The Currys board rejected two Elliott bids, claiming they “significantly undervalued” the company, while JD.com ended up not making an offer. The two companies walked away earlier this month, quashing speculation over an imminent takeover of the chain.
Mr Baldock said the takeover speculation “seems to have passed”, adding: “It seems simpler for the moment anyway.”
The 53-year-old, who has run Currys since 2018, seemed flattered by the attention.
“I didn’t view it as a painful distraction,” he said. “Maybe it’s my sunny disposition coming out but I took it as a compliment.”
If anything, Mr Baldock said the attention triggered what executives want: more demand for its shares.
“That’s what we’re doing when we’re doing the tour of the City on the investor relations round,” he said. “We want more buyers for shares. That’s how you get the share price up.
“Someone like Elliott, they’re no slouches, they’re very smart people and they saw value here. They believe in what we are doing and they wanted to be a part of it.”
If he has one message for the US hedge fund, it is “thank you”.
Elliott had initially offered 62p a share, upping its offer to 67p a week later. Currys is now trading at 61.40p compared to 47p a share before the takeover interest emerged.
Still, Mr Baldock is adamant that the price Elliott was willing to pay simply was not good enough – despite the fact it was at a 32pc premium to Currys’ share price before the initial bid.
“Do I think the business is anywhere near its full potential in terms of the share price now? Absolutely not. The board and the top 10 shareholders all unanimously turned down a 67p a share offer because we say we can do better.”
The depressed share price is something of a sore spot. The stock has fallen around 67pc since Mr Baldock took over as chief executive and is down around 90pc since its all-time high in 2015.
Mr Baldock said wider issues with the London stock market are partly to blame.
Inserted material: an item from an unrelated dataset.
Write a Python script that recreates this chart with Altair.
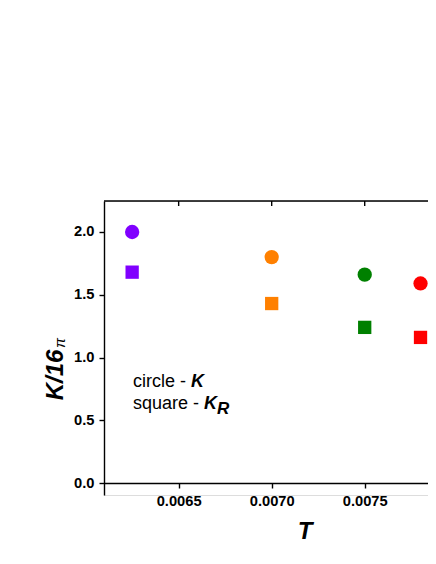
import altair as alt
import pandas as pd

# data
T = [0.00625, 0.0070, 0.0075, 0.0078]
K = [2.00, 1.80, 1.66, 1.59]
KR = [1.68, 1.43, 1.24, 1.16]
COLORS = ["#8000FF", "#FF8000", "#008000", "#FF0000"]
X_TICKS = [0.0065, 0.0070, 0.0075]
Y_TICKS = [0.0, 0.5, 1.0, 1.5, 2.0]

FONT = "Liberation Sans"
W, H = 324, 294

rows = []
for t, k, kr, c in zip(T, K, KR, COLORS):
    rows.append({"T": t, "v": k, "kind": "K", "c": c})
    rows.append({"T": t, "v": kr, "kind": "KR", "c": c})
df = pd.DataFrame(rows)

xscale = alt.Scale(domain=[0.0060987, 0.0078402], nice=False, zero=False)
yscale = alt.Scale(domain=[-0.0956, 2.247], nice=False, zero=False)

xaxis = alt.Axis(values=X_TICKS, format=".4f", title="", grid=False, offset=-12,
                 domainColor="black", domainWidth=1.4, tickColor="black", tickWidth=1.4,
                 tickSize=5, labelFont=FONT, labelFontSize=14.7, labelFontWeight="bold",
                 labelColor="black", labelPadding=5)
yaxis = alt.Axis(values=Y_TICKS, format=".1f", title="", grid=False,
                 domainColor="black", domainWidth=1.4, tickColor="black", tickWidth=1.4,
                 tickSize=5, labelFont=FONT, labelFontSize=14.7, labelFontWeight="bold",
                 labelColor="black", labelPadding=5)

xenc = alt.X("T:Q", scale=xscale, axis=xaxis)
yenc = alt.Y("v:Q", scale=yscale, axis=yaxis)

circles = alt.Chart(df[df.kind == "K"]).mark_point(
    shape="circle", filled=True, opacity=1, size=204, strokeWidth=0
).encode(x=xenc, y=yenc, color=alt.Color("c:N", scale=None))

squares = alt.Chart(df[df.kind == "KR"]).mark_point(
    shape="square", filled=True, opacity=1, size=177, strokeWidth=0
).encode(x=xenc, y=yenc, color=alt.Color("c:N", scale=None))

top_line = alt.Chart(pd.DataFrame({"a": [0]})).mark_rule(
    color="black", strokeWidth=1.4
).encode(x=alt.value(0), x2=alt.value(W), y=alt.value(0))

top_ticks = alt.Chart(pd.DataFrame({"T": X_TICKS})).mark_rule(
    color="black", strokeWidth=1.4
).encode(x=xenc, y=alt.value(0), y2=alt.value(5))


def label(text, x, y, size, weight="normal", style="normal", angle=0, align="left"):
    return alt.Chart(pd.DataFrame({"t": [text]})).mark_text(
        font=FONT, fontSize=size, fontWeight=weight, fontStyle=style,
        angle=angle, align=align, baseline="alphabetic", color="black"
    ).encode(x=alt.value(x), y=alt.value(y), text="t:N")


texts = [
    label("K/16", -41, 174, 24, "bold", "italic", angle=270, align="center"),
    label("π", -39, 142, 15, "normal", "italic", angle=270, align="center"),
    label("T", 201, 338, 24, "bold", "italic", align="center"),
    label("circle - ", 29, 186, 18),
    label("K", 87, 186, 18, "bold", "italic"),
    label("square - ", 29, 208, 18),
    label("K", 100, 208, 18, "bold", "italic"),
    label("R", 113, 213, 17, "bold", "italic"),
]

chart = alt.layer(top_line, top_ticks, circles, squares, *texts).properties(
    width=W, height=H,
    autosize=alt.AutoSizeParams(type="none"),
    padding={"left": 96, "top": 193, "right": 0, "bottom": 50},
).configure_view(stroke=None).configure(background="white")

chart.save("out.html", embed_options={"renderer": "svg", "actions": False})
But he admitted there have also been other hurdles.
“I’ve had to deal with a few unpleasant surprises in this business,” he said.
Currys has struggled with heavy losses at Carphone Warehouse, the mobile phone seller that was merged with Dixons Retail to create Currys, as smartphone sales have moved off the high street and declined more broadly.
“Then Covid hit the business. We had the cost of living crisis and then problems in the Nordics.
“If you’re an investor, I think you’re entitled to say, ‘okay, you seem to be turning the corner, but I want you to show me that you’re on the right track’. I think that’s fair enough.”
He was at pains to stress that the company is truly making progress.
Last week, Currys boosted its profit forecasts for the year. It is now on track to post adjusted pretax profits of at least £115m for the year to the end of April. It previously said profits would come in between £105m and £115m.
Critics could argue that this is simply a case of a rising tide floats all boats: consumer confidence is on the up and there are hopes that interest rates will be falling by the summer.
However, Mr Baldock believes he and his team are due some credit.
“All of this is self-help. We’ve had no help from the market at all. The story is, in a really tough environment we’ve worked hard to get this business into better shape.”
“We don’t even need a healthy economy to progress as we are,” Mr Baldock said. “We will do it off our own back. It would be nice to get some help along the way, but my job is to carry on making Currys successful.”
This, he said, will remain the case “irrespective of who’s in office”.